Rare events, heavy tails, and simulation

We explore current and our own new developments for rare events simulation for stochastic processes where the rare event is caused by an underlying heavy-tailed distribution. These distributions fail to have the exponential moments required for standard existing algorithms that apply to light-tailed distributions. Simulation of heavy-tailed distributions for estimation of steady-state measures is not easy, as the simulation must run exceptionally long in order to capture the effect of the distribution tail, i.e., the rare events, which even with small probability of occurrence can significantly affect the given system performance.; Much of the research focus for heavy-tailed data is on the analysis of heavy-tailed data and on the estimation of extreme value indices.
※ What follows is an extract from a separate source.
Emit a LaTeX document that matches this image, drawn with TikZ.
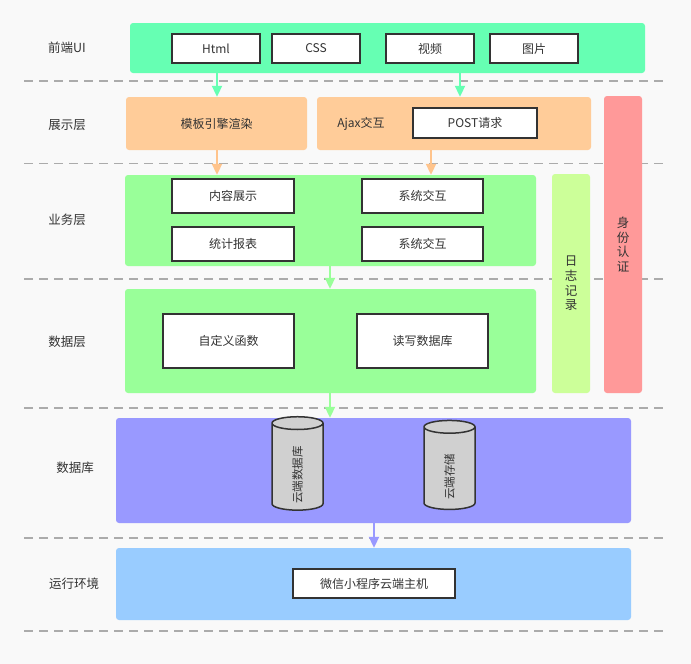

A much smaller portion of work has been devoted to the detection of heavy tails in data. Therefore, an efficient method to detect whether or not sample data is from a heavy-tailed distribution is becoming necessary for modern research. We develop a formal hypothesis test involving maximum-to-sum ratios in order to test whether or not a data set was generated by an underlying heavy-tailed distribution. We combine the test with bootstrap estimation in order to increase the power of the test. This appears to work remarkably well for even small sample sizes.; We specifically consider Jackson networks with heavy-tailed service time distribution and propose an approximation for the tail of the sojourn time distributions. Very little is known in the literature about these cases of generalized Jackson networks. Most work has been limited to tandem queues where the system is not complicated by feedback. We compare our approximation to a long-standing conjecture in the literature about the tail of the sojourn time distribution. We find that our approximation generally outperforms the existing conjecture and often offers a vast improvement. We develop a method to improve our simulation result by decreasing the relative error, and compare the improved simulated result to both our approximation and the existing conjecture.